## Dataset extract
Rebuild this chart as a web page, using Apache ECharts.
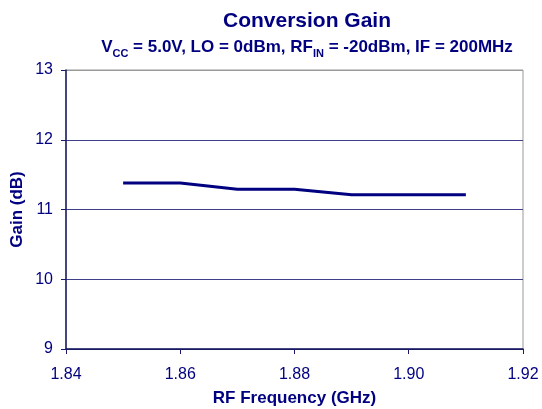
<!DOCTYPE html>
<html>
<head>
<meta charset="utf-8">
<script src="https://cdn.jsdelivr.net/npm/echarts@6/dist/echarts.min.js"></script>
<style>html,body{margin:0;padding:0;background:#fff}#c{width:542px;height:409px}</style>
</head>
<body>
<div id="c"></div>
<script>
var frequencies = [1.85, 1.86, 1.87, 1.88, 1.89, 1.90, 1.91];
var gainValues = [11.38, 11.38, 11.29, 11.29, 11.21, 11.21, 11.21];
var yTicks = [9, 10, 11, 12, 13];
var xTicks = [1.84, 1.86, 1.88, 1.90, 1.92];

var navy = '#000080';
var font = 'Liberation Sans, Arial, sans-serif';
var chart = echarts.init(document.getElementById('c'));
chart.setOption({
  animation: false,
  title: [{
    text: 'Conversion Gain',
    left: 302, top: 6, textAlign: 'center',
    textStyle: {color: navy, fontFamily: font, fontWeight: 'bold', fontSize: 21}
  }, {
    text: '{n|V}{s|CC}{n| = 5.0V, LO = 0dBm, RF}{s|IN}{n| = -20dBm, IF = 200MHz}',
    left: 302, top: 31, textAlign: 'center',
    textStyle: {
      rich: {
        n: {color: navy, fontFamily: font, fontWeight: 'bold', fontSize: 17, verticalAlign: 'bottom', lineHeight: 20},
        s: {color: navy, fontFamily: font, fontWeight: 'bold', fontSize: 11, verticalAlign: 'bottom', lineHeight: 14, padding: [0, 0, -3, 0]}
      }
    }
  }],
  grid: {left: 66, right: 19, top: 70, bottom: 60, containLabel: false, outerBoundsMode: 'none', show: true, borderColor: '#999', borderWidth: 1},
  xAxis: {
    type: 'value', min: xTicks[0], max: xTicks[xTicks.length - 1], interval: 0.02,
    name: 'RF Frequency (GHz)', nameLocation: 'middle', nameGap: 41, nameMoveOverlap: false,
    nameTextStyle: {color: navy, fontFamily: font, fontWeight: 'bold', fontSize: 17},
    axisLine: {lineStyle: {color: '#1a1a66', width: 1.5}},
    axisTick: {show: true, length: 5, lineStyle: {color: '#1a1a66'}},
    axisLabel: {color: navy, fontFamily: font, fontSize: 16, margin: 18, formatter: function (v) { return v.toFixed(2); }},
    splitLine: {show: false}
  },
  yAxis: {
    type: 'value', min: yTicks[0], max: yTicks[yTicks.length - 1], interval: 1,
    name: 'Gain (dB)', nameLocation: 'middle', nameGap: 40, nameMoveOverlap: false,
    nameTextStyle: {color: navy, fontFamily: font, fontWeight: 'bold', fontSize: 17},
    axisLine: {show: true, lineStyle: {color: '#1a1a66', width: 1.5}},
    axisTick: {show: true, length: 5, lineStyle: {color: '#1a1a66'}},
    axisLabel: {color: navy, fontFamily: font, fontSize: 16, margin: 13},
    splitLine: {show: true, lineStyle: {color: ['#1a1a66', '#40408a', '#40408a', '#40408a', '#999'], width: 1}}
  },
  series: [{
    type: 'line',
    data: frequencies.map(function (f, i) { return [f, gainValues[i]]; }),
    showSymbol: false, symbol: 'none',
    lineStyle: {color: navy, width: 3},
    itemStyle: {color: navy}
  }]
});
</script>
</body>
</html>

## Exercise requirements
Restate the full listing verbatim and drop every picture.

## Result of the exercise
Rebuild this chart as a web page, using Apache ECharts.
<!DOCTYPE html>
<html>
<head>
<meta charset="utf-8">
<script src="https://cdn.jsdelivr.net/npm/echarts@6/dist/echarts.min.js"></script>
<style>html,body{margin:0;padding:0;background:#fff}#c{width:542px;height:409px}</style>
</head>
<body>
<div id="c"></div>
<script>
var frequencies = [1.85, 1.86, 1.87, 1.88, 1.89, 1.90, 1.91];
var gainValues = [11.38, 11.38, 11.29, 11.29, 11.21, 11.21, 11.21];
var yTicks = [9, 10, 11, 12, 13];
var xTicks = [1.84, 1.86, 1.88, 1.90, 1.92];

var navy = '#000080';
var font = 'Liberation Sans, Arial, sans-serif';
var chart = echarts.init(document.getElementById('c'));
chart.setOption({
  animation: false,
  title: [{
    text: 'Conversion Gain',
    left: 302, top: 6, textAlign: 'center',
    textStyle: {color: navy, fontFamily: font, fontWeight: 'bold', fontSize: 21}
  }, {
    text: '{n|V}{s|CC}{n| = 5.0V, LO = 0dBm, RF}{s|IN}{n| = -20dBm, IF = 200MHz}',
    left: 302, top: 31, textAlign: 'center',
    textStyle: {
      rich: {
        n: {color: navy, fontFamily: font, fontWeight: 'bold', fontSize: 17, verticalAlign: 'bottom', lineHeight: 20},
        s: {color: navy, fontFamily: font, fontWeight: 'bold', fontSize: 11, verticalAlign: 'bottom', lineHeight: 14, padding: [0, 0, -3, 0]}
      }
    }
  }],
  grid: {left: 66, right: 19, top: 70, bottom: 60, containLabel: false, outerBoundsMode: 'none', show: true, borderColor: '#999', borderWidth: 1},
  xAxis: {
    type: 'value', min: xTicks[0], max: xTicks[xTicks.length - 1], interval: 0.02,
    name: 'RF Frequency (GHz)', nameLocation: 'middle', nameGap: 41, nameMoveOverlap: false,
    nameTextStyle: {color: navy, fontFamily: font, fontWeight: 'bold', fontSize: 17},
    axisLine: {lineStyle: {color: '#1a1a66', width: 1.5}},
    axisTick: {show: true, length: 5, lineStyle: {color: '#1a1a66'}},
    axisLabel: {color: navy, fontFamily: font, fontSize: 16, margin: 18, formatter: function (v) { return v.toFixed(2); }},
    splitLine: {show: false}
  },
  yAxis: {
    type: 'value', min: yTicks[0], max: yTicks[yTicks.length - 1], interval: 1,
    name: 'Gain (dB)', nameLocation: 'middle', nameGap: 40, nameMoveOverlap: false,
    nameTextStyle: {color: navy, fontFamily: font, fontWeight: 'bold', fontSize: 17},
    axisLine: {show: true, lineStyle: {color: '#1a1a66', width: 1.5}},
    axisTick: {show: true, length: 5, lineStyle: {color: '#1a1a66'}},
    axisLabel: {color: navy, fontFamily: font, fontSize: 16, margin: 13},
    splitLine: {show: true, lineStyle: {color: ['#1a1a66', '#40408a', '#40408a', '#40408a', '#999'], width: 1}}
  },
  series: [{
    type: 'line',
    data: frequencies.map(function (f, i) { return [f, gainValues[i]]; }),
    showSymbol: false, symbol: 'none',
    lineStyle: {color: navy, width: 3},
    itemStyle: {color: navy}
  }]
});
</script>
</body>
</html>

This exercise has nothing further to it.